(Task goal):
For the data below, transcribe the part that opens with the line containing "Output the component" and closes with the line containing "244, 260, 276];", exactly and with no pictures.
Start of Provided entries
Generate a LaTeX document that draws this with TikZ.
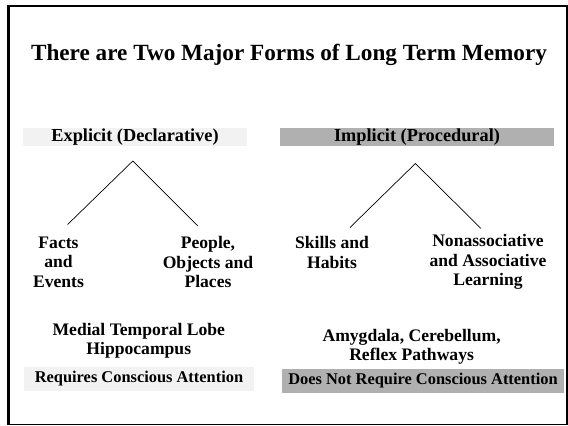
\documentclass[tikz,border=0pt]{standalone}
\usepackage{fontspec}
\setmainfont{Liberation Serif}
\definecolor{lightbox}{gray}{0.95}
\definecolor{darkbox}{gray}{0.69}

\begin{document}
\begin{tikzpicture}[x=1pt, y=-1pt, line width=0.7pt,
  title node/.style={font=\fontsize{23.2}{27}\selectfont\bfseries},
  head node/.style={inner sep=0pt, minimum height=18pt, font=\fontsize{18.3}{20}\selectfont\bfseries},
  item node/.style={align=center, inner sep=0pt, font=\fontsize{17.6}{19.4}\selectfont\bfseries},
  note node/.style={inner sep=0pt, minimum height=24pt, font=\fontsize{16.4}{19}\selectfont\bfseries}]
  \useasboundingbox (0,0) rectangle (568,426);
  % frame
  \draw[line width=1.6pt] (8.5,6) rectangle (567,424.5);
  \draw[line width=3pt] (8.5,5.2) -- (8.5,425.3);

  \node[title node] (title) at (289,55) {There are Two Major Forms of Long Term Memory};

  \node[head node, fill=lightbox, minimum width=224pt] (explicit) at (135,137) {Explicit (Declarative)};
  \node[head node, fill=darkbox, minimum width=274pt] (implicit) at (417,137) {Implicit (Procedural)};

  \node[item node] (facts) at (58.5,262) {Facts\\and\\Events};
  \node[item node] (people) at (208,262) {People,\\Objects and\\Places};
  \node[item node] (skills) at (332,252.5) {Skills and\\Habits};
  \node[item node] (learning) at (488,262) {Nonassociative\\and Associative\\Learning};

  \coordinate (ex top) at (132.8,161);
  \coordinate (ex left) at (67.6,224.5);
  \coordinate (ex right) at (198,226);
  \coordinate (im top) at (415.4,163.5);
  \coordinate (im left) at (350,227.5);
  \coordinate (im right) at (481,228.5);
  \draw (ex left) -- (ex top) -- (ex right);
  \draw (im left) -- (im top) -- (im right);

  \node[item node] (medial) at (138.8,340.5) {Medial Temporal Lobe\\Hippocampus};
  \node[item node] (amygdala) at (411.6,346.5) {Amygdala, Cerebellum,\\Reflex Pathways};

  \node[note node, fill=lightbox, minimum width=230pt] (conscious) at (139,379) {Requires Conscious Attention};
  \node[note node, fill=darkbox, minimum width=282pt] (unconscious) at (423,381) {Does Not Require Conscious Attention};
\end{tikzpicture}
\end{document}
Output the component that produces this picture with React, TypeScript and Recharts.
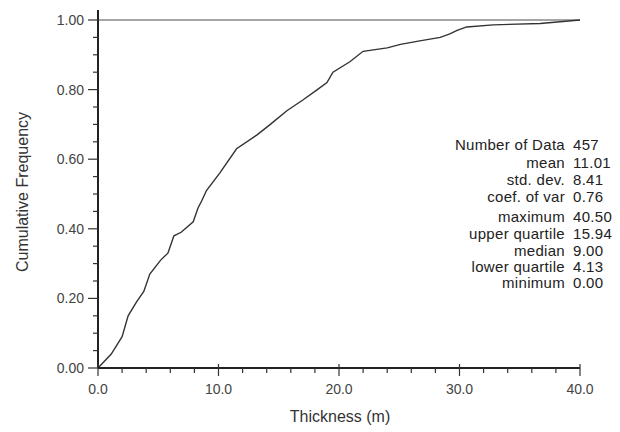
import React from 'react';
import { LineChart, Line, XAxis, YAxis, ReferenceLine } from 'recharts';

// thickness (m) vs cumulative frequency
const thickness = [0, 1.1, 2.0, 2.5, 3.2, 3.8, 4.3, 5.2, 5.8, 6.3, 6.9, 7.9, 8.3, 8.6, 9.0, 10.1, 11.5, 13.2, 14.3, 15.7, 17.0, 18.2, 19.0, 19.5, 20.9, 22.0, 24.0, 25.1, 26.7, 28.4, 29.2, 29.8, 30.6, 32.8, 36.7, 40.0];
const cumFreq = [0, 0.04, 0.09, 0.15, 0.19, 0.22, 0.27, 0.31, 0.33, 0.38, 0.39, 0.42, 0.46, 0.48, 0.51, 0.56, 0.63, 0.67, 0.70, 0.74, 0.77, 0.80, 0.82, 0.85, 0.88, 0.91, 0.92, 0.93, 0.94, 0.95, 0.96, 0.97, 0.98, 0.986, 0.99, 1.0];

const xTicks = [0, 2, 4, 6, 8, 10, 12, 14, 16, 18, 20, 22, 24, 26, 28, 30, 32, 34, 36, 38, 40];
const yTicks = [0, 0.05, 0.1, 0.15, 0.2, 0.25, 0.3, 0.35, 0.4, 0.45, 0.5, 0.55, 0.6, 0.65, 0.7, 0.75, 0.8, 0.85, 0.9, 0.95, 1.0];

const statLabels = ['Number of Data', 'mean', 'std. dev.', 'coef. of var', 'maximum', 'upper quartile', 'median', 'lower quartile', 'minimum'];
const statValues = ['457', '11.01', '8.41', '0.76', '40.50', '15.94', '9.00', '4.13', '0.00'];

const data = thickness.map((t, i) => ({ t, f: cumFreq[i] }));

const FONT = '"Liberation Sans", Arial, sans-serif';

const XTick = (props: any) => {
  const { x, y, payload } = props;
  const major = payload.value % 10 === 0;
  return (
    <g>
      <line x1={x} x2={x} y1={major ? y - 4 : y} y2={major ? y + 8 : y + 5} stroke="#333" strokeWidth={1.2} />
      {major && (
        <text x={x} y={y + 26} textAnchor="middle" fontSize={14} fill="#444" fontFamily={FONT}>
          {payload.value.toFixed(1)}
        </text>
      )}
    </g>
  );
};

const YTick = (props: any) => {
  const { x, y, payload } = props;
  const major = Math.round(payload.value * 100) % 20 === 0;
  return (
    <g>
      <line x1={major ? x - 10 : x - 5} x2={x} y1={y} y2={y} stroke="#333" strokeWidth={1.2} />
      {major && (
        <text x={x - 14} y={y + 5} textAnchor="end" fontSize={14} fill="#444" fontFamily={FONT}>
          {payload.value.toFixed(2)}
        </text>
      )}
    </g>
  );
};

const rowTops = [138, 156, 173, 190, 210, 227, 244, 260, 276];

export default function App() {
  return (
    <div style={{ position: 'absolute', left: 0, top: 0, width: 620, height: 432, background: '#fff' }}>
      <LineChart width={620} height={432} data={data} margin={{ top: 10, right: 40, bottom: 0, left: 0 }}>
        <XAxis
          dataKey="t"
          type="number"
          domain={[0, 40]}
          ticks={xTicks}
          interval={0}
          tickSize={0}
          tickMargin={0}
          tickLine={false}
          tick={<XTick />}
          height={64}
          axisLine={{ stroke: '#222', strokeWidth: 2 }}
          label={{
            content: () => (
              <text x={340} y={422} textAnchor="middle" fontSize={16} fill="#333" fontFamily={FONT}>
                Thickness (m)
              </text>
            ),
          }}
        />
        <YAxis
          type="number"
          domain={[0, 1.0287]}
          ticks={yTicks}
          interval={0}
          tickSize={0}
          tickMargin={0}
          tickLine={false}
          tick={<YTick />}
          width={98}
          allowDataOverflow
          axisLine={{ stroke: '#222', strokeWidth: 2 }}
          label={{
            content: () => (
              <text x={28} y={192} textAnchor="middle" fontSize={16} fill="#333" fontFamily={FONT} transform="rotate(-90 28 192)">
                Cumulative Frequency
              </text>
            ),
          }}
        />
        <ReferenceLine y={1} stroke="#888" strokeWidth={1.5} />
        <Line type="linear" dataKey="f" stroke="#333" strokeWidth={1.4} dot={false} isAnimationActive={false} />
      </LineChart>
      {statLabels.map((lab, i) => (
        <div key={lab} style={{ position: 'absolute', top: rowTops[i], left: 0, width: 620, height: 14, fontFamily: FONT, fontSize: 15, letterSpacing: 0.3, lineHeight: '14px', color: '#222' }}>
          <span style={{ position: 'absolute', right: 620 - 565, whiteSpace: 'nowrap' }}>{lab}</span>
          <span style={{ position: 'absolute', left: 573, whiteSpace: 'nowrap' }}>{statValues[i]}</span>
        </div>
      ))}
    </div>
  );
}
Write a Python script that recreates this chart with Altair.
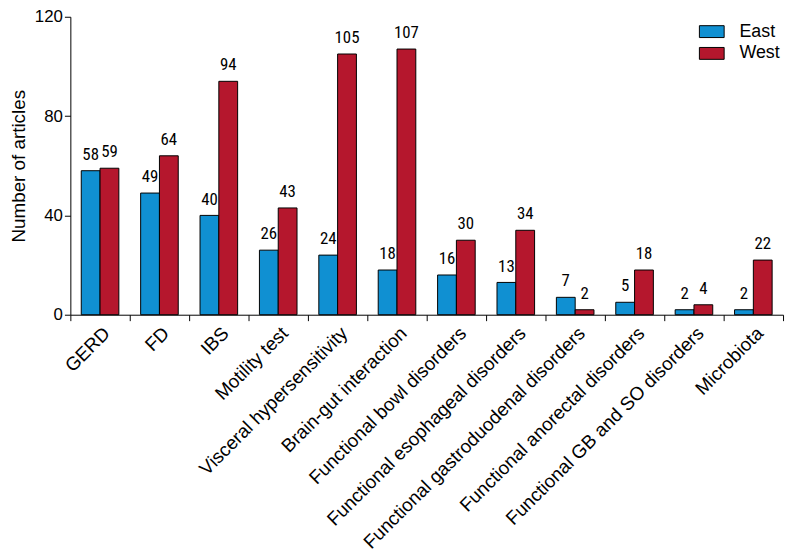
End of Provided entries
(Exercise result):
Output the component that produces this picture with React, TypeScript and Recharts.
import React from 'react';
import { LineChart, Line, XAxis, YAxis, ReferenceLine } from 'recharts';

// thickness (m) vs cumulative frequency
const thickness = [0, 1.1, 2.0, 2.5, 3.2, 3.8, 4.3, 5.2, 5.8, 6.3, 6.9, 7.9, 8.3, 8.6, 9.0, 10.1, 11.5, 13.2, 14.3, 15.7, 17.0, 18.2, 19.0, 19.5, 20.9, 22.0, 24.0, 25.1, 26.7, 28.4, 29.2, 29.8, 30.6, 32.8, 36.7, 40.0];
const cumFreq = [0, 0.04, 0.09, 0.15, 0.19, 0.22, 0.27, 0.31, 0.33, 0.38, 0.39, 0.42, 0.46, 0.48, 0.51, 0.56, 0.63, 0.67, 0.70, 0.74, 0.77, 0.80, 0.82, 0.85, 0.88, 0.91, 0.92, 0.93, 0.94, 0.95, 0.96, 0.97, 0.98, 0.986, 0.99, 1.0];

const xTicks = [0, 2, 4, 6, 8, 10, 12, 14, 16, 18, 20, 22, 24, 26, 28, 30, 32, 34, 36, 38, 40];
const yTicks = [0, 0.05, 0.1, 0.15, 0.2, 0.25, 0.3, 0.35, 0.4, 0.45, 0.5, 0.55, 0.6, 0.65, 0.7, 0.75, 0.8, 0.85, 0.9, 0.95, 1.0];

const statLabels = ['Number of Data', 'mean', 'std. dev.', 'coef. of var', 'maximum', 'upper quartile', 'median', 'lower quartile', 'minimum'];
const statValues = ['457', '11.01', '8.41', '0.76', '40.50', '15.94', '9.00', '4.13', '0.00'];

const data = thickness.map((t, i) => ({ t, f: cumFreq[i] }));

const FONT = '"Liberation Sans", Arial, sans-serif';

const XTick = (props: any) => {
  const { x, y, payload } = props;
  const major = payload.value % 10 === 0;
  return (
    <g>
      <line x1={x} x2={x} y1={major ? y - 4 : y} y2={major ? y + 8 : y + 5} stroke="#333" strokeWidth={1.2} />
      {major && (
        <text x={x} y={y + 26} textAnchor="middle" fontSize={14} fill="#444" fontFamily={FONT}>
          {payload.value.toFixed(1)}
        </text>
      )}
    </g>
  );
};

const YTick = (props: any) => {
  const { x, y, payload } = props;
  const major = Math.round(payload.value * 100) % 20 === 0;
  return (
    <g>
      <line x1={major ? x - 10 : x - 5} x2={x} y1={y} y2={y} stroke="#333" strokeWidth={1.2} />
      {major && (
        <text x={x - 14} y={y + 5} textAnchor="end" fontSize={14} fill="#444" fontFamily={FONT}>
          {payload.value.toFixed(2)}
        </text>
      )}
    </g>
  );
};

const rowTops = [138, 156, 173, 190, 210, 227, 244, 260, 276];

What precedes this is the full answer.